> _Aim_:
Everything from the first line of the data through the line with "-0.006, 0.008, 0.001];" is to be echoed exactly, minus the pictures.

> _Dataset content_:
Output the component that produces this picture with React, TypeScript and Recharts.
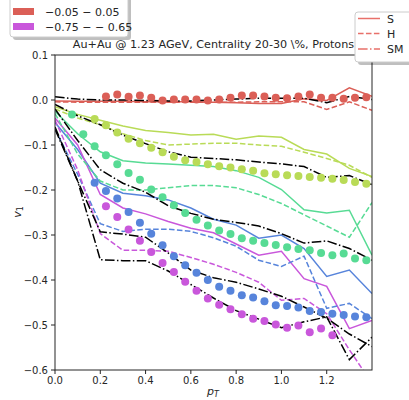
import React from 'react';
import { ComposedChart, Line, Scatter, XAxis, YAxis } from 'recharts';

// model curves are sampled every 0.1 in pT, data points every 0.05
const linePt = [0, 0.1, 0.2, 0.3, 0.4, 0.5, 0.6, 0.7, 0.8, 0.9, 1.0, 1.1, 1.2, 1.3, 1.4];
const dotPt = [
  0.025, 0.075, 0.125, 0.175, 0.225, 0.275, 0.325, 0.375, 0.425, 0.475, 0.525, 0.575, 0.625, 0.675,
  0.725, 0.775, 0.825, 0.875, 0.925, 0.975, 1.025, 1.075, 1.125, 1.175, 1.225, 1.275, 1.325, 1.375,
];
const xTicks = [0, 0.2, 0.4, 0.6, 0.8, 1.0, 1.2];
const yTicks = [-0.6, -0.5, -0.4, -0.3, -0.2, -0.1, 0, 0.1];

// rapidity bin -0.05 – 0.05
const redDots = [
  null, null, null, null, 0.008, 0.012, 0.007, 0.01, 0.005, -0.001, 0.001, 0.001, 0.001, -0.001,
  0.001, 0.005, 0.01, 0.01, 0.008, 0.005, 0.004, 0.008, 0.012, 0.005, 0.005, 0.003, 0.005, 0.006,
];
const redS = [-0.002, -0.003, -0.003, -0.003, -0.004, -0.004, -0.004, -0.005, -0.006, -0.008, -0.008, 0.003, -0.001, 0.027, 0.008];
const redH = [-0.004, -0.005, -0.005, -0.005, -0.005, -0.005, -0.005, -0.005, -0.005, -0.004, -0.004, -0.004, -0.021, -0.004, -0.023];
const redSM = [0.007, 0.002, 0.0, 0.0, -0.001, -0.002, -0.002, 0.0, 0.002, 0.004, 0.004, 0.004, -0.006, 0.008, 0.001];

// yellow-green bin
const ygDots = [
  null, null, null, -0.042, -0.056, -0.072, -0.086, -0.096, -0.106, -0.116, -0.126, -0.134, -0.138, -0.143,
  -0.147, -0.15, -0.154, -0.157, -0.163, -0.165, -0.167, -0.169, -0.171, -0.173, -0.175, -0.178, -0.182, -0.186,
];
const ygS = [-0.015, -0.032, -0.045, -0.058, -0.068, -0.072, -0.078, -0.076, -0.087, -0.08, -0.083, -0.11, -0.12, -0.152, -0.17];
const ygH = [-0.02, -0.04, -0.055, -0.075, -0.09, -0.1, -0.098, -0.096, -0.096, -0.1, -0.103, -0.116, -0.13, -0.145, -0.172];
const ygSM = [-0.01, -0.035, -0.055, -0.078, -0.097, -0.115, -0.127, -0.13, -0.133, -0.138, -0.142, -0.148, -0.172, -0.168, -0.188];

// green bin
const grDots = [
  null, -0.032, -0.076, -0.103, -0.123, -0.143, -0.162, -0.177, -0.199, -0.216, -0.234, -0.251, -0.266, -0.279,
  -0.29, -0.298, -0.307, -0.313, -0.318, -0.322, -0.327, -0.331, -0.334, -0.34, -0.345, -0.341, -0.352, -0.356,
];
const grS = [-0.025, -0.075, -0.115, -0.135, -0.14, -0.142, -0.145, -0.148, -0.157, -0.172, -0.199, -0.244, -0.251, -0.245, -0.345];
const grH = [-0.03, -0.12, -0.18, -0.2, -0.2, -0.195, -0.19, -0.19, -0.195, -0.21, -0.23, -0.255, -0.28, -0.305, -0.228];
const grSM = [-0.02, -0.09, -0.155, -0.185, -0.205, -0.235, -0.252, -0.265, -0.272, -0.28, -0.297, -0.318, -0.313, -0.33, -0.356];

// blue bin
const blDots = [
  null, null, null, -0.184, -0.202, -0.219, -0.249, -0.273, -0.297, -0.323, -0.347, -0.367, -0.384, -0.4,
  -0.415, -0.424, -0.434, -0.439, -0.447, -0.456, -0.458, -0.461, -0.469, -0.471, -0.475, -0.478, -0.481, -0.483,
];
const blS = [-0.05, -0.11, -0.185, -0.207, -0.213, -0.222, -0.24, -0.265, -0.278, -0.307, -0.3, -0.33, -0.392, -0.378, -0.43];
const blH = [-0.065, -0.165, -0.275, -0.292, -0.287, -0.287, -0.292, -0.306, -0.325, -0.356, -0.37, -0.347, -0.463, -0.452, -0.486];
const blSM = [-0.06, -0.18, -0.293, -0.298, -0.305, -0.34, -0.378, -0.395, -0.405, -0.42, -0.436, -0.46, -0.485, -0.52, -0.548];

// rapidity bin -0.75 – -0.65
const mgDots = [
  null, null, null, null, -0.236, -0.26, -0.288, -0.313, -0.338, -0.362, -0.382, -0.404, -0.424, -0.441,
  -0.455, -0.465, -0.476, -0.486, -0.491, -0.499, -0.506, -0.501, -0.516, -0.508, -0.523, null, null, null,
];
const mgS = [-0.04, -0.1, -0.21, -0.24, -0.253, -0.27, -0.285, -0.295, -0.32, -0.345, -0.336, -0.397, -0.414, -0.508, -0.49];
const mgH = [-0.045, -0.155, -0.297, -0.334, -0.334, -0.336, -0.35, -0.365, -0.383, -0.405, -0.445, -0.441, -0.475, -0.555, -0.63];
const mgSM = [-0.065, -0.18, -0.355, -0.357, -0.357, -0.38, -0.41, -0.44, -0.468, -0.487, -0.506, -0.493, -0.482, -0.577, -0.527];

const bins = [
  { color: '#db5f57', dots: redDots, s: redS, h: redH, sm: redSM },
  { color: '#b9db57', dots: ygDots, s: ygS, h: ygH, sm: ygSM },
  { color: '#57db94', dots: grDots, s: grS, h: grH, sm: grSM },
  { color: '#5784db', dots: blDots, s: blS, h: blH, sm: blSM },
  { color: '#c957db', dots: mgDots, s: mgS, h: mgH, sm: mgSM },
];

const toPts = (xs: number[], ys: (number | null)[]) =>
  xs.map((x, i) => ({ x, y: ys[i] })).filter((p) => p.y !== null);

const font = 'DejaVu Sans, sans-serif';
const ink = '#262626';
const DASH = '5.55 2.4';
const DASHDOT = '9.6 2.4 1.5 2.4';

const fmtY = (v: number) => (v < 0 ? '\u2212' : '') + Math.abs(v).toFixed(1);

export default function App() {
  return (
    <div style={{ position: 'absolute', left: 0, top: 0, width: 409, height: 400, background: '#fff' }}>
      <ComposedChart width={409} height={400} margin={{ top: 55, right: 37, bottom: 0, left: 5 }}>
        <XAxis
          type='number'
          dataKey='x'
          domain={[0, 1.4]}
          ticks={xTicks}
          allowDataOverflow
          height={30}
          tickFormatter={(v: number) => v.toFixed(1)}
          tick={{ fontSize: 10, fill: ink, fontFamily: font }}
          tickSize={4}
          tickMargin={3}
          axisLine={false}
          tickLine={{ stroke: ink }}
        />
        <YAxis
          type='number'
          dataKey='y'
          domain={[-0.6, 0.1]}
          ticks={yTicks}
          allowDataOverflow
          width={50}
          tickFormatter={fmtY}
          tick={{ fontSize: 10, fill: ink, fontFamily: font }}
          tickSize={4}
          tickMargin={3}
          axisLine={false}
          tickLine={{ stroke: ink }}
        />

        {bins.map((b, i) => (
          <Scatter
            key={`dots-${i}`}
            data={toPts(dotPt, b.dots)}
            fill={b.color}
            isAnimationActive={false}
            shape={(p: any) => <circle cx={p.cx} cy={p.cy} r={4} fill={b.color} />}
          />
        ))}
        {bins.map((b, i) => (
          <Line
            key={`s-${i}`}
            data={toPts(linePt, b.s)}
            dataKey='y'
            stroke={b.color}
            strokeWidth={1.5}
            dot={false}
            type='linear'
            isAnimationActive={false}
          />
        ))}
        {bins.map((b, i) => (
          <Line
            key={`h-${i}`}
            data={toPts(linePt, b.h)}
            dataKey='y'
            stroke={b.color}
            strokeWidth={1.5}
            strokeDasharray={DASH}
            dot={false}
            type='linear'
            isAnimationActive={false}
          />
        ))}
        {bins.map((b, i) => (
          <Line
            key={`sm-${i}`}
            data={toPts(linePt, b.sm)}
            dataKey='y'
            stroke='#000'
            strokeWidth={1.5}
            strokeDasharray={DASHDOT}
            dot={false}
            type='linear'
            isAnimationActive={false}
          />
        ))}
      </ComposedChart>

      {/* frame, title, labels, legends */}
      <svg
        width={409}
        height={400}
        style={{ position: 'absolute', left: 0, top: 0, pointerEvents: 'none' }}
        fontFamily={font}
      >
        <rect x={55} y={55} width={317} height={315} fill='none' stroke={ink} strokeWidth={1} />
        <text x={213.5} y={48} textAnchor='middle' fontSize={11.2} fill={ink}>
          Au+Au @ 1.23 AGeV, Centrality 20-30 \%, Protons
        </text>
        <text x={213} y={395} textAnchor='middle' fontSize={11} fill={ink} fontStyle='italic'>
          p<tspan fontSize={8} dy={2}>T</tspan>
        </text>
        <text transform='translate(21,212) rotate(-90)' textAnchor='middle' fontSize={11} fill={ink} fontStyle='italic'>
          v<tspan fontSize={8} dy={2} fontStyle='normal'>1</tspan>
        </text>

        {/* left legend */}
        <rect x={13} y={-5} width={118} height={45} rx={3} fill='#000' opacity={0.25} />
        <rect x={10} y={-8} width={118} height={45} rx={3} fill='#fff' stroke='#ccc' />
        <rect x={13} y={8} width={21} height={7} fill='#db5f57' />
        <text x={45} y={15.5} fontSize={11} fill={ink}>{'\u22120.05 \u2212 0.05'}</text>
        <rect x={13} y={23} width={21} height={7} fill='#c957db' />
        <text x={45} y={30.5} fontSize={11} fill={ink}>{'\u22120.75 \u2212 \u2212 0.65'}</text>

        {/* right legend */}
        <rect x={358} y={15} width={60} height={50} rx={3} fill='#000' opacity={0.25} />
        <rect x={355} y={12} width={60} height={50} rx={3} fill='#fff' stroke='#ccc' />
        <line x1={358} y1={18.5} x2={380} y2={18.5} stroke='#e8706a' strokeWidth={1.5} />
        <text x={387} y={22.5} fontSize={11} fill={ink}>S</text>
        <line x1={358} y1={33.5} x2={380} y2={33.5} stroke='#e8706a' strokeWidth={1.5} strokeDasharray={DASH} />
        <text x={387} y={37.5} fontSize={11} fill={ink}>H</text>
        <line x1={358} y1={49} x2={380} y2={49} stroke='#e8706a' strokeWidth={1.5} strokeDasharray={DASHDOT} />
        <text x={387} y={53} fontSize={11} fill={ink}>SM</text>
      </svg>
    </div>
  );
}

> _Task result_:
Output the component that produces this picture with React, TypeScript and Recharts.
import React from 'react';
import { ComposedChart, Line, Scatter, XAxis, YAxis } from 'recharts';

// model curves are sampled every 0.1 in pT, data points every 0.05
const linePt = [0, 0.1, 0.2, 0.3, 0.4, 0.5, 0.6, 0.7, 0.8, 0.9, 1.0, 1.1, 1.2, 1.3, 1.4];
const dotPt = [
  0.025, 0.075, 0.125, 0.175, 0.225, 0.275, 0.325, 0.375, 0.425, 0.475, 0.525, 0.575, 0.625, 0.675,
  0.725, 0.775, 0.825, 0.875, 0.925, 0.975, 1.025, 1.075, 1.125, 1.175, 1.225, 1.275, 1.325, 1.375,
];
const xTicks = [0, 0.2, 0.4, 0.6, 0.8, 1.0, 1.2];
const yTicks = [-0.6, -0.5, -0.4, -0.3, -0.2, -0.1, 0, 0.1];

// rapidity bin -0.05 – 0.05
const redDots = [
  null, null, null, null, 0.008, 0.012, 0.007, 0.01, 0.005, -0.001, 0.001, 0.001, 0.001, -0.001,
  0.001, 0.005, 0.01, 0.01, 0.008, 0.005, 0.004, 0.008, 0.012, 0.005, 0.005, 0.003, 0.005, 0.006,
];
const redS = [-0.002, -0.003, -0.003, -0.003, -0.004, -0.004, -0.004, -0.005, -0.006, -0.008, -0.008, 0.003, -0.001, 0.027, 0.008];
const redH = [-0.004, -0.005, -0.005, -0.005, -0.005, -0.005, -0.005, -0.005, -0.005, -0.004, -0.004, -0.004, -0.021, -0.004, -0.023];
const redSM = [0.007, 0.002, 0.0, 0.0, -0.001, -0.002, -0.002, 0.0, 0.002, 0.004, 0.004, 0.004, -0.006, 0.008, 0.001];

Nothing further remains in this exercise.